From the listing that follows, output everything exactly except the pictures.

— START DATA SEGMENT —

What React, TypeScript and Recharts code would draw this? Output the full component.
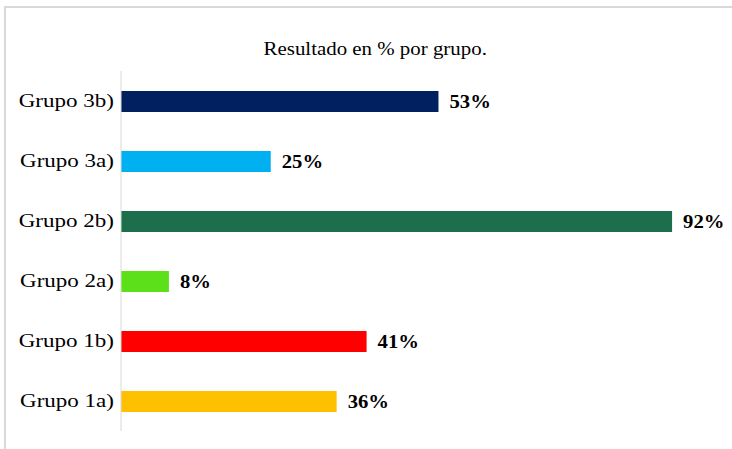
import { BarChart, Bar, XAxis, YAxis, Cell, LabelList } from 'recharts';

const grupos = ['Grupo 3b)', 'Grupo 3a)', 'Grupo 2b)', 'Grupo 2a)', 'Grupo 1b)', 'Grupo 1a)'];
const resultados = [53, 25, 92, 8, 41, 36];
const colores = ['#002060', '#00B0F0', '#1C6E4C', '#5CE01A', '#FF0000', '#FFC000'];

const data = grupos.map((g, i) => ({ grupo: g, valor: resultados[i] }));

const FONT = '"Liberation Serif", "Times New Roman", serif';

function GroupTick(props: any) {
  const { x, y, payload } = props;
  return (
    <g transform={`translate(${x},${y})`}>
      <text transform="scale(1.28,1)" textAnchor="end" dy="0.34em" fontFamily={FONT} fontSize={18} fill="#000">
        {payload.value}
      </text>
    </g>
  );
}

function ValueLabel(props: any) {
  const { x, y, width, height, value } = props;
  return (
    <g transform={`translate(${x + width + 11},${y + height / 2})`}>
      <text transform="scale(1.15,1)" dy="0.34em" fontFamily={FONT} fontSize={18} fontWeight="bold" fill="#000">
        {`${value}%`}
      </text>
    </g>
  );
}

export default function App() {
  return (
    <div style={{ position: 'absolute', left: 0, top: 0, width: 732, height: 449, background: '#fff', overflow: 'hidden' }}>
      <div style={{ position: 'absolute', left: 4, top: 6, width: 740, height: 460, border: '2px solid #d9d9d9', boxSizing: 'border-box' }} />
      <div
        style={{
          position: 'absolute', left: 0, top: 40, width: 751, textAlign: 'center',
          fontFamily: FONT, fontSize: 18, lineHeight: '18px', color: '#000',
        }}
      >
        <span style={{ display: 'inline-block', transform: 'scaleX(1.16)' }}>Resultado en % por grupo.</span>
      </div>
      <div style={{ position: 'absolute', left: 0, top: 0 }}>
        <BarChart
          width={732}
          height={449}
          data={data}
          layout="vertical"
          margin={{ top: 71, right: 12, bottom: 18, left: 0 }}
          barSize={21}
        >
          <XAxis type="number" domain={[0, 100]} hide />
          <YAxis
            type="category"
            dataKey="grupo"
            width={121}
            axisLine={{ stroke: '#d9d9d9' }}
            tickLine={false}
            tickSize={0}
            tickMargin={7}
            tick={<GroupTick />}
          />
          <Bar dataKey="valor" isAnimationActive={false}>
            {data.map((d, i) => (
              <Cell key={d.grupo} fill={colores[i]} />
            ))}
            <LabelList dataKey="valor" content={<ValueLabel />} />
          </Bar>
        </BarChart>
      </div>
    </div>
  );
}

— END DATA SEGMENT —

## ANSWER IN FULL
What React, TypeScript and Recharts code would draw this? Output the full component.
import { BarChart, Bar, XAxis, YAxis, Cell, LabelList } from 'recharts';

const grupos = ['Grupo 3b)', 'Grupo 3a)', 'Grupo 2b)', 'Grupo 2a)', 'Grupo 1b)', 'Grupo 1a)'];
const resultados = [53, 25, 92, 8, 41, 36];
const colores = ['#002060', '#00B0F0', '#1C6E4C', '#5CE01A', '#FF0000', '#FFC000'];

const data = grupos.map((g, i) => ({ grupo: g, valor: resultados[i] }));

const FONT = '"Liberation Serif", "Times New Roman", serif';

function GroupTick(props: any) {
  const { x, y, payload } = props;
  return (
    <g transform={`translate(${x},${y})`}>
      <text transform="scale(1.28,1)" textAnchor="end" dy="0.34em" fontFamily={FONT} fontSize={18} fill="#000">
        {payload.value}
      </text>
    </g>
  );
}

function ValueLabel(props: any) {
  const { x, y, width, height, value } = props;
  return (
    <g transform={`translate(${x + width + 11},${y + height / 2})`}>
      <text transform="scale(1.15,1)" dy="0.34em" fontFamily={FONT} fontSize={18} fontWeight="bold" fill="#000">
        {`${value}%`}
      </text>
    </g>
  );
}

export default function App() {
  return (
    <div style={{ position: 'absolute', left: 0, top: 0, width: 732, height: 449, background: '#fff', overflow: 'hidden' }}>
      <div style={{ position: 'absolute', left: 4, top: 6, width: 740, height: 460, border: '2px solid #d9d9d9', boxSizing: 'border-box' }} />
      <div
        style={{
          position: 'absolute', left: 0, top: 40, width: 751, textAlign: 'center',
          fontFamily: FONT, fontSize: 18, lineHeight: '18px', color: '#000',
        }}
      >
        <span style={{ display: 'inline-block', transform: 'scaleX(1.16)' }}>Resultado en % por grupo.</span>
      </div>
      <div style={{ position: 'absolute', left: 0, top: 0 }}>
        <BarChart
          width={732}
          height={449}
          data={data}
          layout="vertical"
          margin={{ top: 71, right: 12, bottom: 18, left: 0 }}
          barSize={21}
        >
          <XAxis type="number" domain={[0, 100]} hide />
          <YAxis
            type="category"
            dataKey="grupo"
            width={121}
            axisLine={{ stroke: '#d9d9d9' }}
            tickLine={false}
            tickSize={0}
            tickMargin={7}
            tick={<GroupTick />}
          />
          <Bar dataKey="valor" isAnimationActive={false}>
            {data.map((d, i) => (
              <Cell key={d.grupo} fill={colores[i]} />
            ))}
            <LabelList dataKey="valor" content={<ValueLabel />} />
          </Bar>
        </BarChart>
      </div>
    </div>
  );
}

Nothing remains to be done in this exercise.